Он без преувеличения открыл читателю образ Зиновьевой-Аннибал, издав и подробно прокомментировав их переписку с Вячеславом Ивановым (и в комментариях к этой переписке, поверх понятной исследовательской трезвости в оценке ее, скажем, прозаических писаний, я чувствую огромную любовь и сострадание к этим фантастическим личностям: к ней, к Иванову, к Вере Шварсалон, Анне Минцловой, ко всему запутанному клубку их уродливых и все же безумно интересных отношений; а если учесть, что Вера была еще влюблена в Кузмина, который по определению не мог ей ответить, – что за клубок фриков!).
И кстати – до Богомолова как только не расшифровывали кузминский «Конец второго тома», но стоило ему догадаться, что это описание сна, как все встало на свои места. Применительно к Кузмину Богомолов вполне мог бы повторить гордую набоковскую фразу о Пушкине – «Я сделал для него не меньше, чем он для меня»: их с Малмстадом книга надолго останется образцовой.
Ну и вот весь этот комплекс прекрасных вещей до такой степени действовал на студенчество переходной эпохи, столь близкой типологически к тому же Серебряному веку, – что журфак воспринимался как место совершенно волшебное. И когда после третьего курса загребли меня в армию, одним из самых отрадных воспоминаний о нем был именно Богомолов, и мысль о том, что я вернусь на его семинар, необычайно меня грела. Замечу, что Богомолов перестроечных времен ничем не отличался от более раннего, – он и тогда ни в чем себя не ограничивал, и на вопрос, почему бы в СССР не печатать невиннейшего Георгия Иванова, мог процитировать, не понижая голоса: «Россия тридцать лет живет в тюрьме, / На Соловках или на Колыме. / И лишь на Колыме и Соловках / Россия та, что будет жить в веках». От него же я получил на почитать «Некрополь» Ходасевича, каковой источник кажется мне ничуть не достоверней «Петербургских зим» того же Иванова, но литературное его качество и убедительность, скажем так, преувеличений не в пример выше.
Одним из примечательнейших умений Богомолова-исследователя – а не только преподавателя, что как раз естественно при попытке увлечь студента литературным процессом, – представляется мне именно выбор самого вкусного: полемика, преломление в лирике сложных личных отношений, эзотерические кружки и мистические – а то и наркотические – эксперименты русских литераторов той пограничной эпохи, все то, что Ходасевич обозначил термином «жизнетворчество». Из одного разговора с ним в метро при случайной встрече выросла целая линия «Остромова»: действительное место Елизаветы Дмитриевой в антропософском сообществе Ленинграда 1925 года оказалось для меня открытием.
Мне именно кажется важным особый талант Богомолова обнаруживать и по возможности раскрывать – хотя они принципиально нераскрываемы – наиболее притягательные тайны: фольклорность, волшебное качество, делающее одну песню живучей и популярной, а другую нет (это особенно интересовало самого Окуджаву: неужели дело в том, что некоторые сюжеты исполнителю проще всего примерить на себя?).
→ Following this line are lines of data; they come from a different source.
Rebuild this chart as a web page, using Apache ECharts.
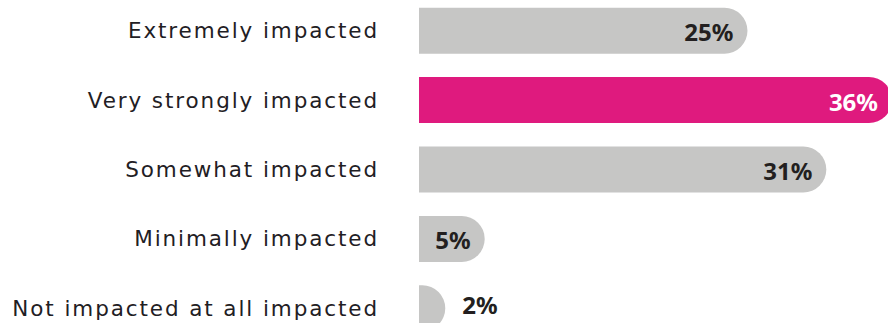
<!DOCTYPE html>
<html>
<head>
<meta charset="utf-8">
<script src="https://cdn.jsdelivr.net/npm/echarts@6/dist/echarts.min.js"></script>
<style>
  html, body { margin: 0; padding: 0; background: #ffffff; }
  #chart { width: 888px; height: 323px; }
  /* open up the category labels a little */
  #chart text[style*="DejaVu"], #chart text[font-family*="DejaVu"] { letter-spacing: 1.9px; }
</style>
</head>
<body>
<div id="chart"></div>
<script>
// Survey responses: level of impact
const categories = [
  'Extremely impacted',
  'Very strongly impacted',
  'Somewhat impacted',
  'Minimally impacted',
  'Not impacted at all impacted'
];
const shares = [25, 36, 31, 5, 2];
const highlightIndex = 1;
const outsideLabelIndex = 4;

const GREY = '#c6c6c5';
const PINK = '#df1a7e';
const DARK = '#231f20';

const seriesData = shares.map((v, i) => {
  const hi = i === highlightIndex;
  const outside = i === outsideLabelIndex;
  return {
    value: v,
    itemStyle: { color: hi ? PINK : GREY },
    label: {
      position: outside ? 'right' : 'insideRight',
      distance: outside ? 17 : 14,
      offset: outside ? [0, -4] : [0, 1],
      color: hi ? '#ffffff' : DARK
    }
  };
});

const chart = echarts.init(document.getElementById('chart'), null, { renderer: 'svg' });
chart.setOption({
  animation: false,
  grid: {
    left: 419, top: -4, width: 473, height: 347,
    containLabel: false,
    outerBoundsMode: 'none'
  },
  xAxis: {
    type: 'value', min: 0, max: 36,
    show: false
  },
  yAxis: {
    type: 'category',
    data: categories,
    inverse: true,
    axisLine: { show: false },
    axisTick: { show: false },
    axisLabel: {
      margin: 40,
      fontFamily: 'DejaVu Sans',
      fontSize: 21.5,
      color: '#1f2024'
    }
  },
  series: [{
    type: 'bar',
    barWidth: 46,
    data: seriesData,
    itemStyle: { borderRadius: [0, 23, 23, 0] },
    label: {
      show: true,
      formatter: '{c}%',
      fontFamily: 'Noto Sans',
      fontWeight: 'bold',
      fontSize: 24,
      lineHeight: 24
    }
  }]
});
</script>
</body>
</html>
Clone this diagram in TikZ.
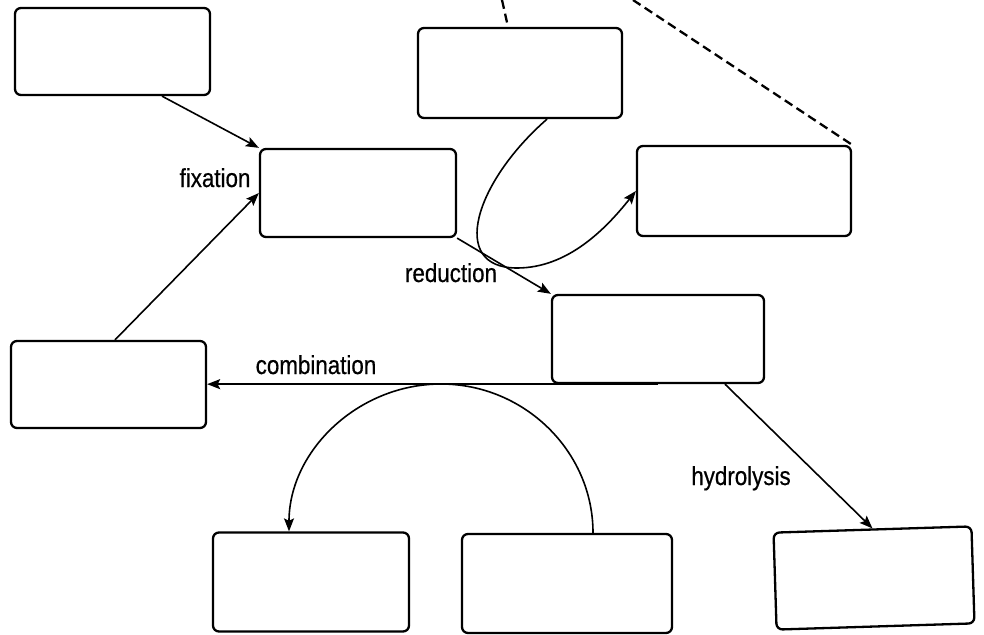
\documentclass[tikz,border=0pt]{standalone}
\usepackage{fontspec}
\setmainfont{Liberation Sans}[FakeStretch=0.86, FakeBold=0.6]
\usetikzlibrary{arrows.meta}
\tikzset{
  box/.style={draw=black, line width=2.3pt, rounded corners=6pt, fill=white, inner sep=0pt},
  conn/.style={draw=black, line width=1.6pt, -{Stealth[length=13pt,width=10pt,inset=2.5pt]}},
  dashconn/.style={draw=black, line width=2.3pt, dash pattern=on 9pt off 5pt},
  lbl/.style={anchor=base, inner sep=0pt, font=\fontsize{26}{31}\selectfont}
}
\begin{document}
\begin{tikzpicture}[x=1pt, y=-1pt]
\useasboundingbox (0,0) rectangle (984,634);
% boxes
\node[box, minimum width=195pt, minimum height=87pt] (A) at (112.5,51.5) {};
\node[box, minimum width=204pt, minimum height=90pt] (B) at (520,73) {};
\node[box, minimum width=196pt, minimum height=88pt] (C) at (358,193) {};
\node[box, minimum width=214pt, minimum height=90pt] (D) at (744,191) {};
\node[box, minimum width=212pt, minimum height=88pt] (E) at (658,339) {};
\node[box, minimum width=195pt, minimum height=87pt] (F) at (108.5,384.5) {};
\node[box, minimum width=196pt, minimum height=99pt] (G) at (311,582) {};
\node[box, minimum width=210pt, minimum height=99pt] (H) at (567,583.5) {};
\node[box, minimum width=198pt, minimum height=97pt, rotate=1.8] (I) at (874,578) {};
% free ends at the top edge
\coordinate (t1) at (502,0);
\coordinate (t2) at (633,0);
% dashed lines
\draw[dashconn] (t1) -- ([xshift=-12pt]B.north);
\draw[dashconn] (t2) -- (D.north east);
% connectors
\draw[conn] ([xshift=49.5pt]A.south) -- (C.north west);
\draw[conn] ([xshift=6.5pt]F.north) -- (C.west);
\draw[conn] (C.south east) -- (E.north west);
\draw[conn] ([xshift=27pt]B.south) .. controls (475,182) and (448,268) .. (517,268)
   .. controls (567,268) and (605,230) .. (D.west);
\draw[conn] (E.south) -- (F.east |- E.south);
\draw[conn] ([xshift=26pt]H.north) .. controls (593,451) and (524,384) .. (441,384)
   .. controls (358,384) and (289,451) .. ([xshift=-22pt]G.north);
\draw[conn] ([xshift=67pt]E.south) -- (I.north);
% labels
\node[lbl] (lfix) at (215,187) {fixation};
\node[lbl] (lred) at (451,282) {reduction};
\node[lbl] (lcomb) at (316,374) {combination};
\node[lbl] (lhyd) at (741,485) {hydrolysis};
\end{tikzpicture}
\end{document}
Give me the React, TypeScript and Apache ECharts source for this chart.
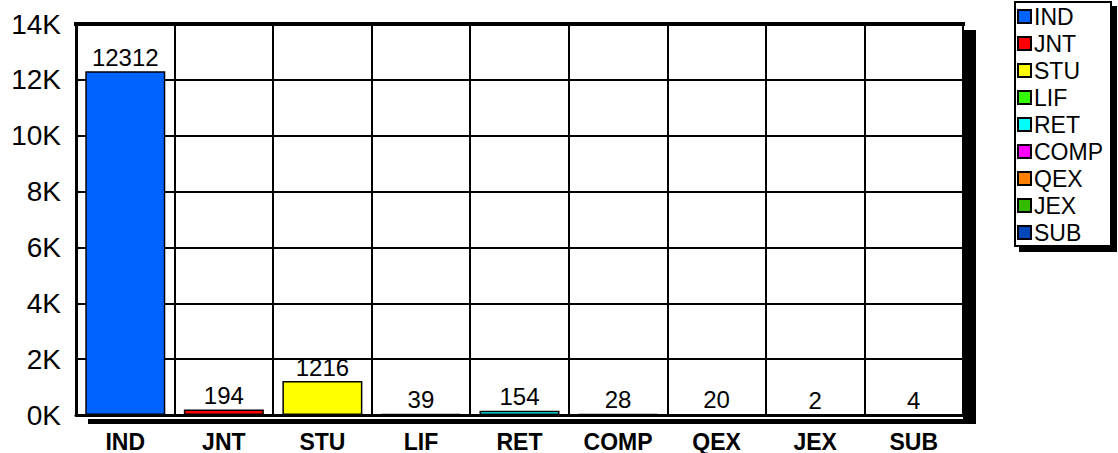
import React, { useEffect, useRef } from "react";
import * as echarts from "echarts";

const categories = ["IND", "JNT", "STU", "LIF", "RET", "COMP", "QEX", "JEX", "SUB"];
const values = [12312, 194, 1216, 39, 154, 28, 20, 2, 4];
const colors = ["#0062FF", "#FF0000", "#FFFF00", "#33FF00", "#00FFFF", "#FF00FF", "#FF7F00", "#33BB00", "#0047BB"];
const yMin = 0;
const yMax = 14000;
const yStep = 2000;

const FONT = "Arial, 'Liberation Sans', sans-serif";

export default function App() {
  const ref = useRef<HTMLDivElement>(null);
  useEffect(() => {
    if (!ref.current) return;
    const chart = echarts.init(ref.current, null, { renderer: "svg" });
    const series = categories.map((name, i) => ({
      name,
      type: "bar",
      stack: "all",
      barWidth: 80,
      data: categories.map((_, j) => (j === i ? values[i] : "-")),
      itemStyle: { color: colors[i], borderColor: "#000", borderWidth: 1.5 },
      label: {
        show: true,
        position: "top",
        distance: 2,
        color: "#000",
        fontSize: 24,
        fontFamily: FONT,
      },
      z: 3,
    }));
    chart.setOption({
      animation: false,
      backgroundColor: "#fff",
      textStyle: { fontFamily: FONT },
      grid: {
        left: 76,
        top: 24,
        right: 155,
        bottom: 35,
        show: true,
        borderColor: "#000",
        borderWidth: 2,
      },
      legend: {
        orient: "vertical",
        left: 1015,
        top: 2,
        data: categories,
        icon: "rect",
        itemWidth: 13,
        itemHeight: 13,
        itemGap: 4,
        padding: [3, 8, 2, 2],
        backgroundColor: "#fff",
        borderColor: "#000",
        borderWidth: 2,
        borderRadius: 0,
        shadowColor: "#000",
        shadowBlur: 0,
        shadowOffsetX: 5,
        shadowOffsetY: 5,
        itemStyle: { borderColor: "#000", borderWidth: 2 },
        textStyle: { fontSize: 23, lineHeight: 22, color: "#000", fontFamily: FONT, padding: [0, 0, 0, -2] },
        selectedMode: false,
      },
      xAxis: {
        type: "category",
        data: categories,
        axisLine: { show: true, lineStyle: { color: "#000", width: 3 } },
        axisTick: { show: false },
        splitLine: { show: true, lineStyle: { color: "#000", width: 2 } },
        axisLabel: {
          color: "#000",
          fontSize: 23,
          fontWeight: "bold",
          fontFamily: FONT,
          margin: 15,
        },
      },
      yAxis: {
        type: "value",
        min: yMin,
        max: yMax,
        interval: yStep,
        axisLine: { show: true, lineStyle: { color: "#000", width: 3 } },
        axisTick: { show: false },
        splitLine: { show: true, lineStyle: { color: "#000", width: 2 } },
        axisLabel: {
          color: "#000",
          fontSize: 28,
          fontFamily: FONT,
          margin: 15,
          formatter: (v: number) => `${v / 1000}K`,
        },
      },
      graphic: [
        { type: "rect", shape: { x: 74, y: 22, width: 891, height: 4 }, style: { fill: "#000" }, z: 10 },
        { type: "rect", shape: { x: 963, y: 30, width: 13, height: 394 }, style: { fill: "#000" }, z: 10 },
        { type: "rect", shape: { x: 88, y: 419, width: 888, height: 5 }, style: { fill: "#000" }, z: 10 },
      ],
      series,
    });
    return () => chart.dispose();
  }, []);
  return (
    <div
      ref={ref}
      style={{ position: "fixed", left: 0, top: 0, width: 1118, height: 453, background: "#fff" }}
    />
  );
}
Возникновение – или выпрыгивание на первый план – тех или иных жанров, вроде плутовского романа в двадцатые, когда разнообразные заклинатели изо всех сил выкликают роман производственный, а он не пишется, пишутся «Одесские рассказы». Исчезновение – иногда физическое, как в случае Минцловой, а иногда уход в народ, как в случае Александра Добролюбова, – наиболее ярких выразителей эпохи. Таинственная связь игромании и творческой стратегии (отслеженная Богомоловым на примере Маяковского и Ходасевича, как бы мельком). Непроизвольно возникающие сюжетные и биографические инварианты того или иного автора – в случае Андрея Белого, скажем, который хронически влипал в треугольники (и богомоловское разгадывание «Огненного ангела» на семинарах было увлекательнейшим опытом). Боюсь, Богомолов – строгий исследователь, придирчивый критик, образцовый публикатор, то есть собственно строгий ученый, – в глазах современников отчасти заслоняет другую свою ипостась, человека, сохранившего детский восторг перед тайной, перед «тонкими властительными связями» между размером и ритмом, темой и формой, судьбой автора и его сюжетами.
Не случайно поэтому его пребывание на журфаке, таком провинциальном с научной точки зрения, – он был при Засурском столицей российской американистики, но филологи о нем отзывались пренебрежительно. Однако главная черта истинного журналиста – любопытство, а Богомолову оно присуще в высшей степени, – оно и создает ученого, а тщеславие его вообще не заботит. Он сохранил первую читательскую реакцию, безупречность вкуса. Очень хорошо помню день, когда он пришел на семинар и сказал: ребята, сегодня по плану Блок, но я подумал – как можно говорить о Блоке? Это же все равно что о Пушкине. Давайте про Сологуба.